FIG. 5 illustrates a predicted distribution of grain size of carbonaceous material unburnt in a lower portion of the reaction shaft. A preferable grain size of the carbonaceous material blown into a lower portion of the reaction shaft is under 100 μm in a proportion of 65% or more and is under 44 μm in a proportion of 30% or more, more preferably under 100 μm in a proportion of 80% or more and is under 44 μm in a proportion of 50% or more.

The carbonaceous material, which may not be captured by the molten particles of the copper-ore concentrate falling down through the reaction shaft, falls onto and floats on the slag layer below the reaction shaft. The carbonaceous material displaces toward the uptake side, because it is blown downstream over the settler. The molten particles of the copper-ore concentrate, which fall down on the slag layer through the reaction shaft, force the carbonaceous material to intrude into the surface of the slag layer. During the displacement and floating, the reduction of Fe₃ O₄ occurs. Virtually all of the blown carbonaceous material can, therefore, contribute to the reduction of Fe₃ O₄. Therefore, the reducing effects attained by the present invention are equal to that attained by the method of U.S. Pat. No. 5,662,730, in which the carbonaceous material is preliminarily charged with the main charging materials and is then charged through an ore-concentrate burner into the reactor top of a flash smelting furnace, thereby intruding the unburnt carbonaceous material into the slag layer.

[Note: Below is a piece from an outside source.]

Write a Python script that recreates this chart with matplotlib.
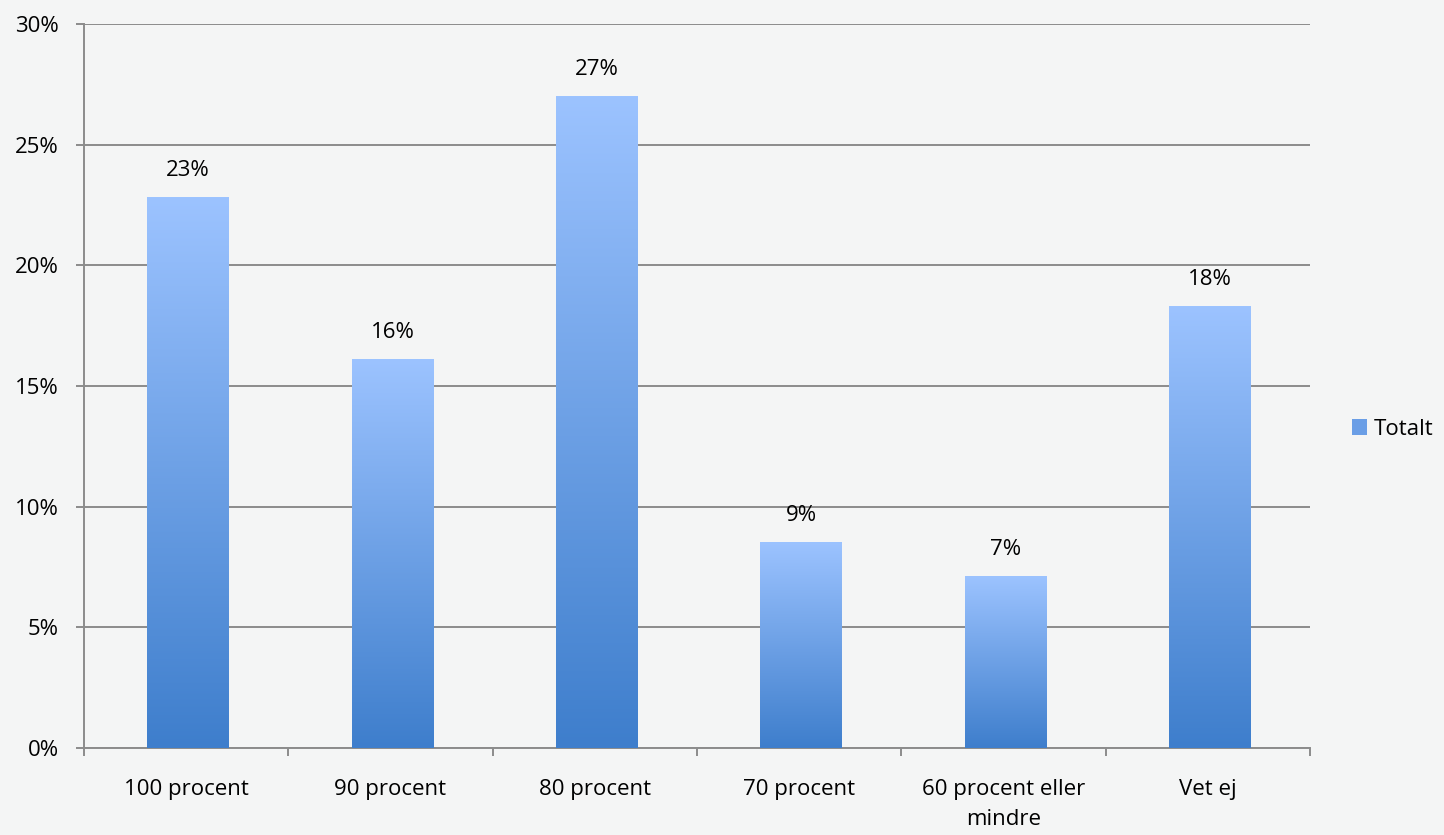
import numpy as np
import matplotlib.pyplot as plt
from matplotlib.patches import Patch
from matplotlib.ticker import MultipleLocator, FuncFormatter

categories = ['100 procent', '90 procent', '80 procent', '70 procent',
              '60 procent eller\nmindre', 'Vet ej']
values = [22.8, 16.1, 27.0, 8.5, 7.1, 18.3]
value_labels = ['23%', '16%', '27%', '9%', '7%', '18%']
series_name = 'Totalt'

plt.rcParams['font.family'] = ['Open Sans', 'DejaVu Sans']

bg = '#f4f5f5'
grid_c = '#8c8c8c'
top_c = np.array([0x9c, 0xc3, 0xff]) / 255
bot_c = np.array([0x3e, 0x7e, 0xcc]) / 255
fs = 16

fig = plt.figure(figsize=(14.44, 8.35), dpi=100, facecolor=bg)
ax = fig.add_axes([0.0582, 0.1042, 0.849, 0.8671], facecolor=bg)

x = np.arange(len(categories))
bars = ax.bar(x + 0.01, values, width=0.40, color='none', zorder=3)

# vertical gradient per bar: light at top, dark at bottom
t = np.linspace(0, 1, 256)[:, None]
grad = (1 - t) * top_c + t * bot_c
grad = grad[:, None, :]
for b in bars:
    x0, y0 = b.get_x(), b.get_y()
    w, h = b.get_width(), b.get_height()
    ax.imshow(grad, extent=[x0, x0 + w, y0, y0 + h], aspect='auto',
              origin='upper', zorder=3, interpolation='bilinear')

for xi, v, lab in zip(x, values, value_labels):
    ax.annotate(lab, (xi + 0.01, v), xytext=(0, 12), textcoords='offset points',
                ha='center', va='bottom', fontsize=fs, color='black')

ax.set_xlim(-0.5, len(categories) - 0.5)
ax.set_ylim(0, 30)
ax.yaxis.set_major_locator(MultipleLocator(5))
ax.yaxis.set_major_formatter(FuncFormatter(lambda v, p: f'{v:.0f}%'))
ax.grid(axis='y', color=grid_c, linewidth=1.4, zorder=1)
ax.set_axisbelow(True)

ax.set_xticks(x)
ax.set_xticklabels(categories, fontsize=fs, linespacing=1.6)
ax.set_xticks(np.arange(-0.5, len(categories)), minor=True)
ax.tick_params(axis='x', which='major', length=0, pad=22)
ax.tick_params(axis='x', which='minor', length=6, width=1.4, color=grid_c)
ax.tick_params(axis='y', length=6, width=1.4, color=grid_c, labelsize=fs, pad=12)

for s in ['top', 'right']:
    ax.spines[s].set_visible(False)
for s in ['left', 'bottom']:
    ax.spines[s].set_color(grid_c)
    ax.spines[s].set_linewidth(1.4)

handle = Patch(facecolor='#6a9ee6', edgecolor='none')
ax.legend([handle], [series_name], loc='center left', bbox_to_anchor=(1.025, 0.44),
          frameon=False, fontsize=fs, handlelength=0.7, handleheight=0.7,
          handletextpad=0.3, borderpad=0)

fig.savefig('out.png', dpi=100, facecolor=bg)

The present invention is described with reference to an example.

EXAMPLE

A flash smelting furnace was operated under the feeding rate of the main charging materials such as ore and flux, amounting to 65 t/h, and the feeding material of carbonaceous material as the auxiliary material amounting to 240 kg/h. The latter rate was at a low level because the S content of the raw materials was increased. The flash smelting furnace was provided with two blowing conduits as shown in FIG. 4, in the settler corner. From each blowing conduit was blown 120 kg/h of the carbonaceous material into the lower portion of the reaction shaft with the aid of nitrogen gas. The total blowing rate was, therefore, 240 kg/h. The addition ratio of carbonaceous material relative to the ore charged into the flash smelting furnace corresponds to 0.37%.

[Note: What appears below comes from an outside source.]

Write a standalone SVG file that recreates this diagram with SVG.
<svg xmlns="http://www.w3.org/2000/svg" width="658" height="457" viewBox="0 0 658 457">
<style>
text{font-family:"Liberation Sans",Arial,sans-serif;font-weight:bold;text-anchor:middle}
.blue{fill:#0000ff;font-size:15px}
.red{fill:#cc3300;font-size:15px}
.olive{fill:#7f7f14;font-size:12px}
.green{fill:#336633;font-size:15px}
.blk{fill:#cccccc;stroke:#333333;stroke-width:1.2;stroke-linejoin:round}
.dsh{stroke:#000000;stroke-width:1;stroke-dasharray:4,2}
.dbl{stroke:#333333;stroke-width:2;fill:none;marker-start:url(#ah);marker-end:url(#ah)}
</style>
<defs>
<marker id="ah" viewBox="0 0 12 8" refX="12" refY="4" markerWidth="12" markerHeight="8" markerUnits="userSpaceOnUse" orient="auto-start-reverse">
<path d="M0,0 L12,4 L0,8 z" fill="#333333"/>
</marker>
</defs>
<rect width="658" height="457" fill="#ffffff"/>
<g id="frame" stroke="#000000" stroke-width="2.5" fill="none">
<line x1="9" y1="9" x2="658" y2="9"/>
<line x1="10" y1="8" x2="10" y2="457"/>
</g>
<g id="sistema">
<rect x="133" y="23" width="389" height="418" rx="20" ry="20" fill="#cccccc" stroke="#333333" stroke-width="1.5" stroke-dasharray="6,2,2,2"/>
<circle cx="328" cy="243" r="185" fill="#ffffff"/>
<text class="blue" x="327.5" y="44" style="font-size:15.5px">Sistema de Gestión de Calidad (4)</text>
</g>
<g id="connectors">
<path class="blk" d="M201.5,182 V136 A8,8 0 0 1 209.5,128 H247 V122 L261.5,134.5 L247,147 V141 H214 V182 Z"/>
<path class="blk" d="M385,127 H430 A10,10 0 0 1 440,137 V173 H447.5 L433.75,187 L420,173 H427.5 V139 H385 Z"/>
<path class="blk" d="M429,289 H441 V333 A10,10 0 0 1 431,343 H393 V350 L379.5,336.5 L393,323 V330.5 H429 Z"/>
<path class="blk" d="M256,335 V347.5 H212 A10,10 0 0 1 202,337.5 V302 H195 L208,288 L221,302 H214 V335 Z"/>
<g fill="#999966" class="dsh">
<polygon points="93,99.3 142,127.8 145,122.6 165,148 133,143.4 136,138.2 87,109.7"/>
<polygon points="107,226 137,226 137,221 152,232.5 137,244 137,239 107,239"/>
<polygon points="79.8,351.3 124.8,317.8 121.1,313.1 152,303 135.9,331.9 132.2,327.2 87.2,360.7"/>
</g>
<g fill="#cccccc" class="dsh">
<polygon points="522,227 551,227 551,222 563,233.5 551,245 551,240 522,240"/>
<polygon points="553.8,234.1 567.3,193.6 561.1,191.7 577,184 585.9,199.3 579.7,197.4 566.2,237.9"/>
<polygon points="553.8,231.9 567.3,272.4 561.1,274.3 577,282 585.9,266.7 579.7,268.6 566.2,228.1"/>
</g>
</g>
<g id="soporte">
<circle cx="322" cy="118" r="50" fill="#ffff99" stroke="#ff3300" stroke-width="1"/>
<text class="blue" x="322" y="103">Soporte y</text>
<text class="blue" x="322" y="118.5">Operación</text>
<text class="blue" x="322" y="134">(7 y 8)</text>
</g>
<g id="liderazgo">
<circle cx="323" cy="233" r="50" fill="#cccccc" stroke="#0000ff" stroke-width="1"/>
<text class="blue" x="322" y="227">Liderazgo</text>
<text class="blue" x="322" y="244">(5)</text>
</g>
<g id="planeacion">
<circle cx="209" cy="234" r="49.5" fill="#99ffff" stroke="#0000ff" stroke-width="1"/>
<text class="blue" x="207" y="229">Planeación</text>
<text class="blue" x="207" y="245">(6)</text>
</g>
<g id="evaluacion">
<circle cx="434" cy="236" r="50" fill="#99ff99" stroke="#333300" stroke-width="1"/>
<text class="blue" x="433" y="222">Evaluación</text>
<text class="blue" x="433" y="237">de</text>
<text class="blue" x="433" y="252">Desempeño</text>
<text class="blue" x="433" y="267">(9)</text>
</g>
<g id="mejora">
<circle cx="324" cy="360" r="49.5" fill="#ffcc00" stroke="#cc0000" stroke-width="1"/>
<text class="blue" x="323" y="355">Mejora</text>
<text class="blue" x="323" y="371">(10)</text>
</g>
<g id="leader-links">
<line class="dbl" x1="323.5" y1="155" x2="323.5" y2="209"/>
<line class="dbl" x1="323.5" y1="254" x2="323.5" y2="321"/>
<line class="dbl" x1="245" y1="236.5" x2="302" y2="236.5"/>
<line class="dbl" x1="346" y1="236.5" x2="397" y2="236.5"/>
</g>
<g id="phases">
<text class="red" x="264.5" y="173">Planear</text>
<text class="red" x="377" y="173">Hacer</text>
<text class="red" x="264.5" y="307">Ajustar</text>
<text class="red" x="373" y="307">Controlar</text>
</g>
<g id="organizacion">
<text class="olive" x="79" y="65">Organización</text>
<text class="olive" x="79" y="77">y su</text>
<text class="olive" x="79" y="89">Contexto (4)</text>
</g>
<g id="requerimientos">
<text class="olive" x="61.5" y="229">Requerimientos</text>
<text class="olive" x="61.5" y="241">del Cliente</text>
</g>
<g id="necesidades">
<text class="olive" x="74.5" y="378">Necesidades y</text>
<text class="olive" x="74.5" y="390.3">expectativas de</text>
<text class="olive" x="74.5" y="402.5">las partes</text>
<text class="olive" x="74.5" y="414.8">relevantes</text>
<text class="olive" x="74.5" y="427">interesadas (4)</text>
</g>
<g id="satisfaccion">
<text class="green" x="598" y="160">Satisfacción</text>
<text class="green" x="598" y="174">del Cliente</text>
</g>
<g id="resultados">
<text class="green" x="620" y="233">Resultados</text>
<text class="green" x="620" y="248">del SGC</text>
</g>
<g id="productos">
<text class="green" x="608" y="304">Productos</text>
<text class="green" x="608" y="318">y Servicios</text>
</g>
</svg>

The Fe₃ O₄ content of the slag, which is an index of the reduction effect, was from 3 to 6%, indicating satisfactory reducing ability of the carbonaceous material. The copper loss in the slag was 0.6%. Observation of the furnace interior revealed that almost no unburnt carbonaceous material floats on the surface of the bath in a settler. No after burn trouble in the boiler occurred at all, which indicates good operation of a flash smelting furnace.

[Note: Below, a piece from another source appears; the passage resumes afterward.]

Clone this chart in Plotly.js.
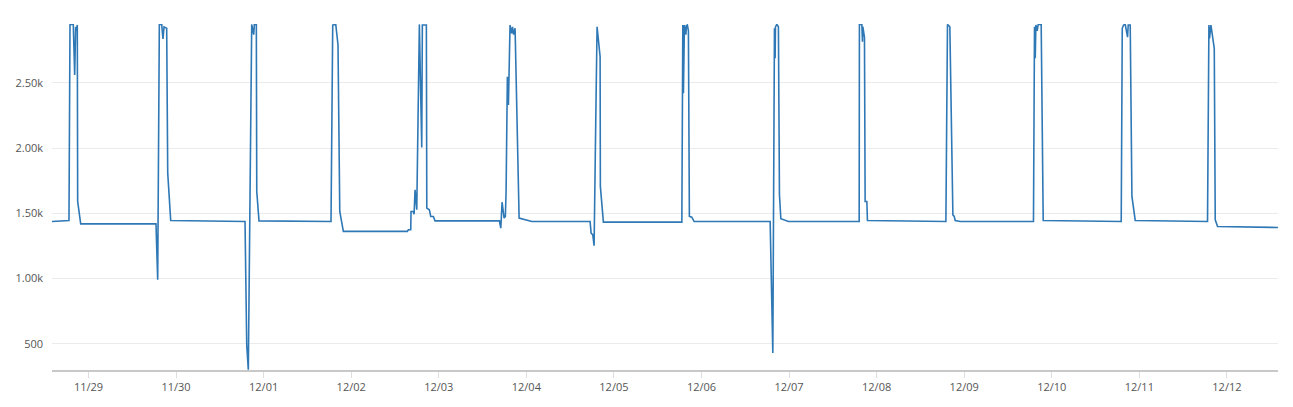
<!DOCTYPE html>
<html>
<head>
<meta charset="utf-8">
<script src="https://cdn.plot.ly/plotly-3.0.1.min.js"></script>
<style>
  html, body { margin: 0; padding: 0; background: #fff; }
  #chart { width: 1293px; height: 407px; }
</style>
</head>
<body>
<div id="chart"></div>
<script>
const times = [
  "2023-11-28 14:00","2023-11-28 18:39","2023-11-28 18:56","2023-11-28 19:50","2023-11-28 20:13","2023-11-28 20:29","2023-11-28 20:43","2023-11-28 20:56","2023-11-28 21:02","2023-11-28 21:52",
  "2023-11-29 18:30","2023-11-29 18:58","2023-11-29 19:25","2023-11-29 20:04","2023-11-29 20:25","2023-11-29 20:42","2023-11-29 21:26","2023-11-29 21:43","2023-11-29 22:32",
  "2023-11-30 18:54","2023-11-30 19:22","2023-11-30 19:48","2023-11-30 20:44","2023-11-30 21:17","2023-11-30 21:27","2023-11-30 22:00","2023-11-30 22:07","2023-11-30 22:44",
  "2023-12-01 18:28","2023-12-01 18:56","2023-12-01 19:46","2023-12-01 20:23","2023-12-01 20:52","2023-12-01 21:51",
  "2023-12-02 15:23","2023-12-02 15:40","2023-12-02 16:19","2023-12-02 16:24","2023-12-02 17:02","2023-12-02 17:14","2023-12-02 17:30","2023-12-02 17:58","2023-12-02 18:41","2023-12-02 19:20","2023-12-02 19:30","2023-12-02 20:36","2023-12-02 20:43","2023-12-02 21:25","2023-12-02 21:48","2023-12-02 22:31","2023-12-02 22:59",
  "2023-12-03 16:37","2023-12-03 17:00","2023-12-03 17:21","2023-12-03 17:54","2023-12-03 18:15","2023-12-03 18:27","2023-12-03 18:48","2023-12-03 19:05","2023-12-03 19:32","2023-12-03 19:57","2023-12-03 20:13","2023-12-03 20:30","2023-12-03 20:55","2023-12-03 22:01","2023-12-04 01:29",
  "2023-12-04 17:28","2023-12-04 17:45","2023-12-04 18:13","2023-12-04 18:34","2023-12-04 19:02","2023-12-04 19:07","2023-12-04 19:23","2023-12-04 20:13","2023-12-04 20:17","2023-12-04 21:07",
  "2023-12-05 18:37","2023-12-05 18:53","2023-12-05 19:03","2023-12-05 19:19","2023-12-05 19:43","2023-12-05 19:53","2023-12-05 20:08","2023-12-05 20:25","2023-12-05 20:41","2023-12-05 21:21","2023-12-05 21:59",
  "2023-12-06 18:49","2023-12-06 19:33","2023-12-06 20:00","2023-12-06 20:11","2023-12-06 20:16","2023-12-06 20:39","2023-12-06 21:05","2023-12-06 21:22","2023-12-06 21:45","2023-12-06 23:50",
  "2023-12-07 19:13","2023-12-07 19:17","2023-12-07 19:57","2023-12-07 20:07","2023-12-07 20:13","2023-12-07 20:40","2023-12-07 20:51","2023-12-07 21:19","2023-12-07 21:29",
  "2023-12-08 18:59","2023-12-08 19:25","2023-12-08 20:04","2023-12-08 20:54","2023-12-08 21:16","2023-12-08 21:32","2023-12-08 22:54",
  "2023-12-09 18:59","2023-12-09 19:16","2023-12-09 19:28","2023-12-09 19:39","2023-12-09 20:00","2023-12-09 20:17","2023-12-09 21:06","2023-12-09 21:39",
  "2023-12-10 19:02","2023-12-10 19:19","2023-12-10 19:40","2023-12-10 20:08","2023-12-10 20:46","2023-12-10 20:57","2023-12-10 21:30","2023-12-10 21:58","2023-12-10 22:52",
  "2023-12-11 18:41","2023-12-11 19:04","2023-12-11 19:14","2023-12-11 19:37","2023-12-11 20:32","2023-12-11 20:48","2023-12-11 21:26","2023-12-12 14:00"
];
const values = [
  1437,1445,2949,2949,2561,2930,2900,2945,1591,1419,
  1419,990,2949,2949,2837,2930,2920,1808,1445,
  1437,492,300,2949,2870,2949,2949,1667,1442,
  1437,2944,2949,2791,1514,1361,
  1361,1374,1374,1514,1514,1493,1680,1527,2949,2004,2944,2944,1540,1527,1476,1476,1442,
  1442,1386,1585,1463,1476,1667,2548,2331,2944,2880,2930,2870,2920,1463,1437,
  1437,1348,1335,1251,2229,2433,2931,2702,1706,1432,
  1432,2944,2421,2944,2870,2940,2944,2900,1476,1470,1437,
  1437,428,2919,2689,2930,2949,2931,1642,1458,1437,
  1437,2949,2949,2816,2931,2850,1591,1591,1445,
  1437,2949,2931,1488,1476,1445,1437,
  1437,2931,2689,2944,2900,2949,2949,1445,
  1437,2919,2944,2949,2851,2944,2944,1629,1445,
  1437,2944,2842,2944,2765,1450,1399,1391
];
const yTickVals = [500, 1000, 1500, 2000, 2500];
const yTickText = ["500", "1.00k", "1.50k", "2.00k", "2.50k"];

const trace = {
  x: times, y: values, type: "scatter", mode: "lines",
  line: { color: "#2f78b6", width: 1.6 },
  hoverinfo: "x+y"
};
const layout = {
  width: 1293, height: 407,
  margin: { l: 52, r: 15, t: 24, b: 37 },
  paper_bgcolor: "#ffffff", plot_bgcolor: "#ffffff",
  showlegend: false,
  font: { family: "Open Sans, Noto Sans, sans-serif", size: 11, color: "#555" },
  xaxis: {
    type: "date",
    range: ["2023-11-28 14:00", "2023-12-12 14:00"],
    tick0: "2023-11-29 00:00", dtick: 86400000,
    tickformat: "%m/%d",
    showgrid: false, zeroline: false,
    showline: true, linecolor: "#c8c8c8", linewidth: 2,
    ticks: "outside", ticklen: 6, tickcolor: "#dddddd", tickwidth: 1,
    tickfont: { size: 11, color: "#555" }
  },
  yaxis: {
    range: [298, 2952],
    tickvals: yTickVals, ticktext: yTickText,
    showgrid: true, gridcolor: "#ebebeb", gridwidth: 1,
    zeroline: false, showline: false, ticks: "",
    ticklabelstandoff: 8,
    tickfont: { size: 11, color: "#555" }
  }
};
Plotly.newPlot("chart", [trace], layout, { displayModeBar: false, staticPlot: true });
</script>
</body>
</html>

For comparison purpose a flash smelting furnace was operated under the feeding rate of the main charging materials such as ore and flux, amounting to 65 t/h, and the feeding material of carbonaceous material as the auxiliary material amounting to 240 kg/h. The flash smelting furnace was not provided with two blowing conduits as shown in FIG. 4. The carbonaceous material B, which had the grain distribution as shown in FIG. 6 and the fixed carbon content of 82%, was mixed in the main charging material, so that the addition amount of carbonaceous material amounted to 0.4%. The mixed, main charging material and carbonaceous material were charged into a flash smelting furnace through an ore-concentrate burner. The total charging rate of carbonaceous material was 260 kg/h. The Fe₃ O₄ content in the slag was as high as 8-10%, and the copper loss in the slag was as high as 0.65-0.75%.

As is described hereinabove, when the carbonaceous material is added into the lower portion of a flash smelting furnace by the claimed method, the addition amount of carbonaceous material can be reduced considerably as compared with the method of adding into the top of a flash smelting furnace. It is, therefore, possible even in the case of a high-load operation of a flash smelting furnace, to prevent the excess formation of Fe₃ O₄ in the slag without increasing the heat load to the reaction tower. Trouble-free operation of a flash smelting furnace can, therefore, be maintained.

Claims

We claim:

1. A method for pyrometalurgical smelting of copper in a flash smelting furnace comprising a reaction shaft provided with an ore-concentrate burner and a settler having a roof and provided below said reaction shaft, said method comprising the steps of:

charging a copper-ore concentrate through the ore-concentrate burner to form molten particles of the copper-ore concentrate that fall through the reaction shaft and form a melt bath and a slag layer in the settler; and

charging a finely divided carbonaceous material into said flash smelting furnace wherein at least a portion of the carbonaceous material is blown into a lower portion of the reaction shaft where oxygen partial pressure (Po₂) is low, whereby said portion of the carbonaceous material does not burn in the reaction shaft and is captured by the molten particles of the copper-ore concentrate falling through the reaction shaft.

2. A pyrometallurgical method according to claim 1, wherein the grain size of the carbonaceous material is under 100 μm in a proportion of 65% or more and is under 44 μm in a proportion of 30% or more.

3. A pyrometallurgical method according to claim 1 or 2, wherein all of the carbonaceous material charged into said flash smelting furnace is blown into the lower portion of the reaction shaft.

4. A pyrometallurgical method according to claim 3, wherein a blowing conduit which protrudes through the roof of the settler is provided and the carboneous material is blown through said blowing conduit.

5. A pyrometallurgical method according to claim 4, wherein the blowing conduit is directed to the surface of a slag layer formed on the settler.

6. A pyrometallurgical method according to claim 4, wherein the oxygen partial pressure in the lower portion is less than approximately -1 atm in terms of log Po₂.